■ Direction
Identify and reproduce every line holding the string "using".
= = =
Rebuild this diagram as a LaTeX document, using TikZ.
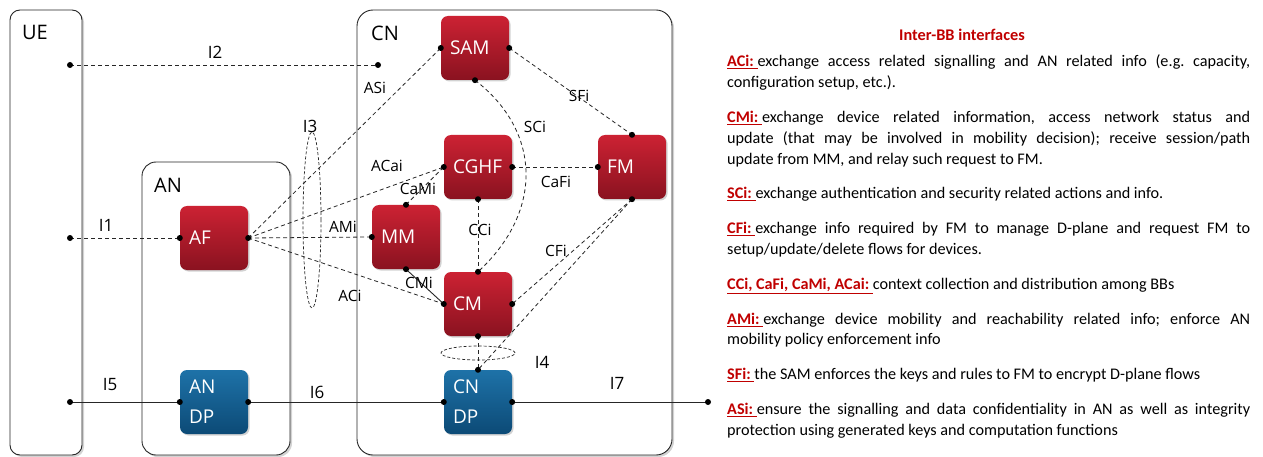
\documentclass[tikz,border=0pt]{standalone}
\usepackage{fontspec}
\setmainfont{Carlito}
\newfontfamily\lblfont{Open Sans}
\usetikzlibrary{shadows}
\definecolor{bbred}{HTML}{C00000}
\definecolor{redtop}{HTML}{CC2233}
\definecolor{redbot}{HTML}{8A1220}
\definecolor{bluetop}{HTML}{1E72A8}
\definecolor{bluebot}{HTML}{0C4A76}
\definecolor{linegray}{HTML}{262626}
\newcommand\blab[1]{\textcolor{bbred}{\textbf{\underline{#1\ }}}}
\begin{document}
\begin{tikzpicture}[x=1pt,y=-1pt,
  domainbox/.style={draw=linegray, line width=0.9pt, fill=white,
    drop shadow={shadow xshift=2pt, shadow yshift=-2pt, opacity=0.35}},
  bbnode/.style={rounded corners=7pt, minimum width=68pt, minimum height=64pt,
    text=white, font=\lblfont\fontsize{19}{30}\selectfont, text width=50pt, align=left,
    drop shadow={shadow xshift=1.5pt, shadow yshift=-1.5pt, opacity=0.35}},
  redbb/.style={bbnode, top color=redtop, bottom color=redbot},
  bluebb/.style={bbnode, top color=bluetop, bottom color=bluebot},
  dashlink/.style={draw=linegray, line width=0.8pt, dash pattern=on 4pt off 3pt},
  solidlink/.style={draw=linegray, line width=0.9pt},
  biglabel/.style={font=\lblfont\fontsize{20}{24}\selectfont},
  ilabel/.style={font=\lblfont\fontsize{17}{20}\selectfont},
  smalllabel/.style={font=\lblfont\fontsize{15.5}{18}\selectfont},
  dotmark/.style={fill=black}
]
\useasboundingbox (0,0) rectangle (1263,457);
% domain boxes
\draw[domainbox, rounded corners=10pt] (10,10) rectangle (82,455);
\draw[domainbox, rounded corners=14pt] (142,162) rectangle (290,455);
\draw[domainbox, rounded corners=16pt] (357,10) rectangle (672,455);
\node[biglabel] (ue) at (35,32) {UE};
\node[biglabel] (an) at (168,185) {AN};
\node[biglabel] (cn) at (385,33) {CN};

% building blocks
\node[redbb] (SAM) at (475,48) {SAM};
\node[redbb] (CGHF) at (478,167) {CGHF};
\node[redbb] (FM) at (632,167) {FM};
\node[redbb] (MM) at (406,237) {MM};
\node[redbb] (CM) at (478,304) {CM};
\node[redbb] (AF) at (214,238) {AF};
\node[bluebb] (ANDP) at (214,402) {AN\\DP};
\node[bluebb] (CNDP) at (478,402) {CN\\DP};

% free end points
\coordinate (u2) at (70,65);
\coordinate (u1) at (70,238);
\coordinate (u5) at (70,402);
\coordinate (i2end) at (378,65);
\coordinate (i7end) at (708,402);

% interfaces
\draw[dashlink] (u2) -- (i2end);
\draw[dashlink] (u1) -- (AF.west);
\draw[solidlink] (u5) -- (ANDP.west);
\draw[solidlink] (ANDP.east) -- (CNDP.west);
\draw[solidlink] (CNDP.east) -- (i7end);

\draw[dashlink] (AF.east) -- (SAM.west);
\draw[dashlink] (AF.east) -- (CGHF.west);
\draw[dashlink] (AF.east) -- (MM.west);
\draw[dashlink] (AF.east) -- (CM.west);
\draw[dashlink] (MM.north) -- (CGHF.west);
\draw[solidlink] (MM.south) -- (CM.west);
\draw[dashlink] (CGHF.south) -- (CM.north);
\draw[dashlink] (SAM.south) .. controls (540,130) and (545,210) .. (CM.north);
\draw[dashlink] (SAM.east) -- (FM.north);
\draw[dashlink] (CGHF.east) -- (FM.west);
\draw[dashlink] (FM.south) -- (CM.east);
\draw[dashlink] (FM.south) -- (CNDP.north);
\draw[dashlink] (CM.south) -- (CNDP.north);

% ellipses
\draw[draw=linegray, line width=0.7pt, dash pattern=on 3pt off 2pt] (312,220) ellipse [x radius=9pt, y radius=88pt];
\draw[draw=linegray, line width=0.7pt, dash pattern=on 3pt off 2pt] (478,353) ellipse [x radius=37pt, y radius=7pt];

% dots
\foreach \p in {u1,u2,u5,i2end,i7end,AF.west,AF.east,ANDP.west,ANDP.east,CNDP.west,CNDP.east,CNDP.north,
  SAM.west,SAM.east,SAM.south,CGHF.west,CGHF.east,CGHF.south,FM.north,FM.west,FM.south,
  MM.west,MM.north,MM.south,CM.west,CM.east,CM.north,CM.south}
  \fill[dotmark] (\p) circle (3pt);

% labels
\node[ilabel] (lI2) at (215,52) {I2};
\node[ilabel] (lI1) at (106,225) {I1};
\node[ilabel] (lI5) at (110,385) {I5};
\node[ilabel] (lI6) at (317,392) {I6};
\node[ilabel] (lI7) at (617,383) {I7};
\node[ilabel] (lI4) at (542,362) {I4};
\node[ilabel] (lI3) at (310,126) {I3};
\node[smalllabel] (lASi) at (375,88) {ASi};
\node[smalllabel] (lSFi) at (579,96) {SFi};
\node[smalllabel] (lSCi) at (535,127) {SCi};
\node[smalllabel] (lACai) at (387,166) {ACai};
\node[smalllabel] (lCaMi) at (418,189) {CaMi};
\node[smalllabel] (lCaFi) at (556,182) {CaFi};
\node[smalllabel] (lAMi) at (343,227) {AMi};
\node[smalllabel] (lCCi) at (480,230) {CCi};
\node[smalllabel] (lCFi) at (556,251) {CFi};
\node[smalllabel] (lCMi) at (419,283) {CMi};
\node[smalllabel] (lACi) at (350,296) {ACi};

% description panel
\node[anchor=base, text=bbred, font=\bfseries\fontsize{16.3}{19}\selectfont] (title) at (962,41) {Inter-BB interfaces};
\node[anchor=base west, text width=523pt, align=justify, inner sep=0pt,
  font=\fontsize{16.2}{20.8}\selectfont] (desc) at (727,67) {%
\setlength{\parskip}{14pt}\hyphenpenalty=10000\exhyphenpenalty=10000\frenchspacing
\blab{ACi:}exchange access related signalling and AN related info (e.g. capacity,\linebreak configuration setup, etc.).\par
\blab{CMi:}exchange device related information, access network status and\linebreak update (that may be involved in mobility decision); receive session/path\linebreak update from MM, and relay such request to FM.\par
\blab{SCi:}exchange authentication and security related actions and info.\par
\blab{CFi:}exchange info required by FM to manage D-plane and request FM to\linebreak setup/update/delete flows for devices.\par
\blab{CCi, CaFi, CaMi, ACai:}context collection and distribution among BBs\par
\blab{AMi:}exchange device mobility and reachability related info; enforce AN\linebreak mobility policy enforcement info\par
\blab{SFi:}the SAM enforces the keys and rules to FM to encrypt D-plane flows\par
\blab{ASi:}ensure the signalling and data confidentiality in AN as well as integrity\linebreak protection using generated keys and computation functions\par};
\end{tikzpicture}
\end{document}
= = =
■ Task answer
Rebuild this diagram as a LaTeX document, using TikZ.
\blab{ASi:}ensure the signalling and data confidentiality in AN as well as integrity\linebreak protection using generated keys and computation functions\par};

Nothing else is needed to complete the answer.